[start of Information provided]

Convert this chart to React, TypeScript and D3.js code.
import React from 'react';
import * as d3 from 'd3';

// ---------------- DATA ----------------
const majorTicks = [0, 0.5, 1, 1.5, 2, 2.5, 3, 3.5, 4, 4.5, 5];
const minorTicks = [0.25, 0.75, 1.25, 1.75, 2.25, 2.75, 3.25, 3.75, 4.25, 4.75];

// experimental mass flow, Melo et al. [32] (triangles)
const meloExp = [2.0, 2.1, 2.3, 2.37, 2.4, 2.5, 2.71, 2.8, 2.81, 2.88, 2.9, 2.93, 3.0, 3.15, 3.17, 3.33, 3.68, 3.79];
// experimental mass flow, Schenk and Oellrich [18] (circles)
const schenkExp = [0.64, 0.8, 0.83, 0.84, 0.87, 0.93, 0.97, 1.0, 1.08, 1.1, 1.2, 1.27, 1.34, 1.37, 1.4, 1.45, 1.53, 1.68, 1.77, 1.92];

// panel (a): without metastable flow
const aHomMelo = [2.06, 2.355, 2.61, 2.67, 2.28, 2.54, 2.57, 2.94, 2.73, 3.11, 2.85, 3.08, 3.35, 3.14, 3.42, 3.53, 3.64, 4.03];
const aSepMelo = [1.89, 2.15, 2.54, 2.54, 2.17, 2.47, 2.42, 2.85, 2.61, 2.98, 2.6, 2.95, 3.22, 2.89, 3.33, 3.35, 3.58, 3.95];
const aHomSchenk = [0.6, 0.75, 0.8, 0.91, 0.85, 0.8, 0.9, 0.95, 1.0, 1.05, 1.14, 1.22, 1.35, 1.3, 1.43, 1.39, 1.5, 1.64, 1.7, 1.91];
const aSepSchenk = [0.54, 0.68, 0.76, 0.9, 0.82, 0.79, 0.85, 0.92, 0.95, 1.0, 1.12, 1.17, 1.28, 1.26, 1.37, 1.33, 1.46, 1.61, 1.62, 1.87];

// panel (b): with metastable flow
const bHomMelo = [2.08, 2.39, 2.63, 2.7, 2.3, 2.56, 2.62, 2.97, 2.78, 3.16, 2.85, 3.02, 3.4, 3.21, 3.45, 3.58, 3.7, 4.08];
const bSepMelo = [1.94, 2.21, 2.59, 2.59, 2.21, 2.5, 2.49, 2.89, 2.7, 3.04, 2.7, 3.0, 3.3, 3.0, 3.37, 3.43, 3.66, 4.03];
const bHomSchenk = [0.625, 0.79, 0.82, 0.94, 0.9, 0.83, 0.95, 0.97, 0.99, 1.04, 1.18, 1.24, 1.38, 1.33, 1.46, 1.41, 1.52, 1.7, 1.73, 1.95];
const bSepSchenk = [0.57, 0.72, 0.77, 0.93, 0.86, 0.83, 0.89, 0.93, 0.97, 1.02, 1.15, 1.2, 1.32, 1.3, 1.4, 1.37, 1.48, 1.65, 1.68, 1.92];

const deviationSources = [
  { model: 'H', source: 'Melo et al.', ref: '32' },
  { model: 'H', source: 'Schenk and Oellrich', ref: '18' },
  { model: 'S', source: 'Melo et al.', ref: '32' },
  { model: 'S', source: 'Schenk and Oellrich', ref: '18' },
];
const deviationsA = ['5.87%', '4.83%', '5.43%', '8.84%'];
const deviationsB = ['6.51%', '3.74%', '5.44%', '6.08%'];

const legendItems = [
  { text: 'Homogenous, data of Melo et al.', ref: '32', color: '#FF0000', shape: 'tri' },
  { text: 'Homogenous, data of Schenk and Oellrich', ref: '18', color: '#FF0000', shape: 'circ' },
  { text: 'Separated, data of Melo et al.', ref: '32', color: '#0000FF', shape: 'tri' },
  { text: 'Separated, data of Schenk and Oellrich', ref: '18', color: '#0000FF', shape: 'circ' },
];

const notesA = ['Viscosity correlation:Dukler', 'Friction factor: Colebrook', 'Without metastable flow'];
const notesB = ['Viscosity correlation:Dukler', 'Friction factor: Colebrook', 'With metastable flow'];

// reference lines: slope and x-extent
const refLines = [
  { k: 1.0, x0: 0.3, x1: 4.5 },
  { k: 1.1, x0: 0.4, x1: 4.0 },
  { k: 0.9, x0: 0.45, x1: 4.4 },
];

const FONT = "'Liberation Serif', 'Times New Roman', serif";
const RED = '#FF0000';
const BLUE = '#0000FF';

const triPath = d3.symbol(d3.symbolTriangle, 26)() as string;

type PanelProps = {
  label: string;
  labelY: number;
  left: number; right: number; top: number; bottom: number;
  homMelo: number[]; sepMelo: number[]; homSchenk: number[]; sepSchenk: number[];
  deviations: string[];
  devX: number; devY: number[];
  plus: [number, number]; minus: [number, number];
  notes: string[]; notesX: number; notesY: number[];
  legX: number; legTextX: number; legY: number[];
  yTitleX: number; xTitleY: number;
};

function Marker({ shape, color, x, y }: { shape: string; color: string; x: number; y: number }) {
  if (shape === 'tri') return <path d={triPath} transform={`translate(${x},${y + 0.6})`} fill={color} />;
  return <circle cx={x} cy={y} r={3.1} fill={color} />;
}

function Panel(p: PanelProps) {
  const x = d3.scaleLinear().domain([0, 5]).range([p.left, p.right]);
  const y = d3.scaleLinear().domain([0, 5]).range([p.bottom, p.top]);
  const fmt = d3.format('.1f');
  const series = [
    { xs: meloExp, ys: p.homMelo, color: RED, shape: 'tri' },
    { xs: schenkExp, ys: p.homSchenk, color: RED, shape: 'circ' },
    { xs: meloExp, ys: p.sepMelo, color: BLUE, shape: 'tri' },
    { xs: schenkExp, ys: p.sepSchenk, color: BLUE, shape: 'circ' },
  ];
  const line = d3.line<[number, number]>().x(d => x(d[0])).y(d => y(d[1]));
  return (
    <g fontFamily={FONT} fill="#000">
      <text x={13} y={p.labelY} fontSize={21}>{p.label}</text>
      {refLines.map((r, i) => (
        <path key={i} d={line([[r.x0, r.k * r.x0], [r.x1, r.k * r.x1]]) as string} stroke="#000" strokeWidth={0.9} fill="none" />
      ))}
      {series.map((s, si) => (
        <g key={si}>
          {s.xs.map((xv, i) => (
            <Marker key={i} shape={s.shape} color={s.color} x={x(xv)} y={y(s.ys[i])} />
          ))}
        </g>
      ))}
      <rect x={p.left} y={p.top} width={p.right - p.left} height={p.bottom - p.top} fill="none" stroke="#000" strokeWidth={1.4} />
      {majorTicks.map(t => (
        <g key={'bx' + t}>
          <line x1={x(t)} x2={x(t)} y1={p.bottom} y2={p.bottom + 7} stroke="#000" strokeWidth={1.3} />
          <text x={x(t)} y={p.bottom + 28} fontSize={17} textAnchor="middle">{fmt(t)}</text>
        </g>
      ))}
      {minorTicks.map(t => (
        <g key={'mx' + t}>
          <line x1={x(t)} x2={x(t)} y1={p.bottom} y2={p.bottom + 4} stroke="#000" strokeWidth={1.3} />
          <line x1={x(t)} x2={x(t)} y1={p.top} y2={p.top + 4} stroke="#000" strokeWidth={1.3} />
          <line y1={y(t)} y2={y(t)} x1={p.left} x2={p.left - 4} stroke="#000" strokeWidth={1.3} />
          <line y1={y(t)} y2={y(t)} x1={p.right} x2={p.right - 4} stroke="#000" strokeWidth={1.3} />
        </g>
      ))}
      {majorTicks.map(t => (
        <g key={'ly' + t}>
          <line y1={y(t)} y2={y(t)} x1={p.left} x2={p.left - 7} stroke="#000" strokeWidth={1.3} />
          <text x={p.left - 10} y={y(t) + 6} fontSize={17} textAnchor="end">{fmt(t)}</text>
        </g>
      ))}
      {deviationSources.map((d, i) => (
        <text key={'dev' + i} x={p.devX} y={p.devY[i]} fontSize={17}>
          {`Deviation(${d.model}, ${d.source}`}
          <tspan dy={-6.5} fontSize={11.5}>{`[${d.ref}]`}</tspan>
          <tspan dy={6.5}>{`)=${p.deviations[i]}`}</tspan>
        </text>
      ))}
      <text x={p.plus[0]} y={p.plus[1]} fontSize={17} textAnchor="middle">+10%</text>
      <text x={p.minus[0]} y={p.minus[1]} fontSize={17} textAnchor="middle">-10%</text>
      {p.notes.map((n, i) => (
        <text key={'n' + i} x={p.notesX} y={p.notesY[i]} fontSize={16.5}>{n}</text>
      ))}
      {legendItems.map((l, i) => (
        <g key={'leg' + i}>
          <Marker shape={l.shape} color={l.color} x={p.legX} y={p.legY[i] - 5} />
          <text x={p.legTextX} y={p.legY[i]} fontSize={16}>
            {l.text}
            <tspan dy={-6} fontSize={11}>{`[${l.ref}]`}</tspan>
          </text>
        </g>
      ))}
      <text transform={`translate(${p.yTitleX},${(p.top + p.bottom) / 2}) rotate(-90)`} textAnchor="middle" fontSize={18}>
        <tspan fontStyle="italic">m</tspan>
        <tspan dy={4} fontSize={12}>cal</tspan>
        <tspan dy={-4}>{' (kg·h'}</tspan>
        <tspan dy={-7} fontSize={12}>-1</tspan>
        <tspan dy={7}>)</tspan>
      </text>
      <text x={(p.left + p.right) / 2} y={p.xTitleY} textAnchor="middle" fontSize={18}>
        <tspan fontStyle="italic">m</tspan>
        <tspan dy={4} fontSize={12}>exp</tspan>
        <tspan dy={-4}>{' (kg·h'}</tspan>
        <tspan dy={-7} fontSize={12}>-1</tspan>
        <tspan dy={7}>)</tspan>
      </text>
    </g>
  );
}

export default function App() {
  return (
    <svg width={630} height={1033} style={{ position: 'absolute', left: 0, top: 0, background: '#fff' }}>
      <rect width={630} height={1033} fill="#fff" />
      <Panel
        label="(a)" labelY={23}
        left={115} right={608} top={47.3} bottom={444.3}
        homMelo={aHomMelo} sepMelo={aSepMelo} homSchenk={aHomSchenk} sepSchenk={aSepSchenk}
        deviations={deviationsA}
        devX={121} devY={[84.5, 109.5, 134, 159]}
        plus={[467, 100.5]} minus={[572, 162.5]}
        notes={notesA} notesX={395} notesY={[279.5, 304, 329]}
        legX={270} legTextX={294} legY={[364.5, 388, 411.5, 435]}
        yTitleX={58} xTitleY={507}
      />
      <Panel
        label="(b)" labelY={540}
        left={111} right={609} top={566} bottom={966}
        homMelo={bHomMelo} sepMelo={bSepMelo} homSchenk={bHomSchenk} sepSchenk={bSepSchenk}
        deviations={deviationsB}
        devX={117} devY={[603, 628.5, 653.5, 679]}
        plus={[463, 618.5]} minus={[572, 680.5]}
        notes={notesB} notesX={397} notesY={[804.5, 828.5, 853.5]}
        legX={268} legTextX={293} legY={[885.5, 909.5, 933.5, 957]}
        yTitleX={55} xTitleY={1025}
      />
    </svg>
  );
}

[end of Information provided]

> [Directions for this task]:
Exactly as written, please reproduce the lines from the first line of the data to the line containing "1.61, 1.62, 1.87];", inclusive, and nothing else.

> [The completed task]:
Convert this chart to React, TypeScript and D3.js code.
import React from 'react';
import * as d3 from 'd3';

// ---------------- DATA ----------------
const majorTicks = [0, 0.5, 1, 1.5, 2, 2.5, 3, 3.5, 4, 4.5, 5];
const minorTicks = [0.25, 0.75, 1.25, 1.75, 2.25, 2.75, 3.25, 3.75, 4.25, 4.75];

// experimental mass flow, Melo et al. [32] (triangles)
const meloExp = [2.0, 2.1, 2.3, 2.37, 2.4, 2.5, 2.71, 2.8, 2.81, 2.88, 2.9, 2.93, 3.0, 3.15, 3.17, 3.33, 3.68, 3.79];
// experimental mass flow, Schenk and Oellrich [18] (circles)
const schenkExp = [0.64, 0.8, 0.83, 0.84, 0.87, 0.93, 0.97, 1.0, 1.08, 1.1, 1.2, 1.27, 1.34, 1.37, 1.4, 1.45, 1.53, 1.68, 1.77, 1.92];

// panel (a): without metastable flow
const aHomMelo = [2.06, 2.355, 2.61, 2.67, 2.28, 2.54, 2.57, 2.94, 2.73, 3.11, 2.85, 3.08, 3.35, 3.14, 3.42, 3.53, 3.64, 4.03];
const aSepMelo = [1.89, 2.15, 2.54, 2.54, 2.17, 2.47, 2.42, 2.85, 2.61, 2.98, 2.6, 2.95, 3.22, 2.89, 3.33, 3.35, 3.58, 3.95];
const aHomSchenk = [0.6, 0.75, 0.8, 0.91, 0.85, 0.8, 0.9, 0.95, 1.0, 1.05, 1.14, 1.22, 1.35, 1.3, 1.43, 1.39, 1.5, 1.64, 1.7, 1.91];
const aSepSchenk = [0.54, 0.68, 0.76, 0.9, 0.82, 0.79, 0.85, 0.92, 0.95, 1.0, 1.12, 1.17, 1.28, 1.26, 1.37, 1.33, 1.46, 1.61, 1.62, 1.87];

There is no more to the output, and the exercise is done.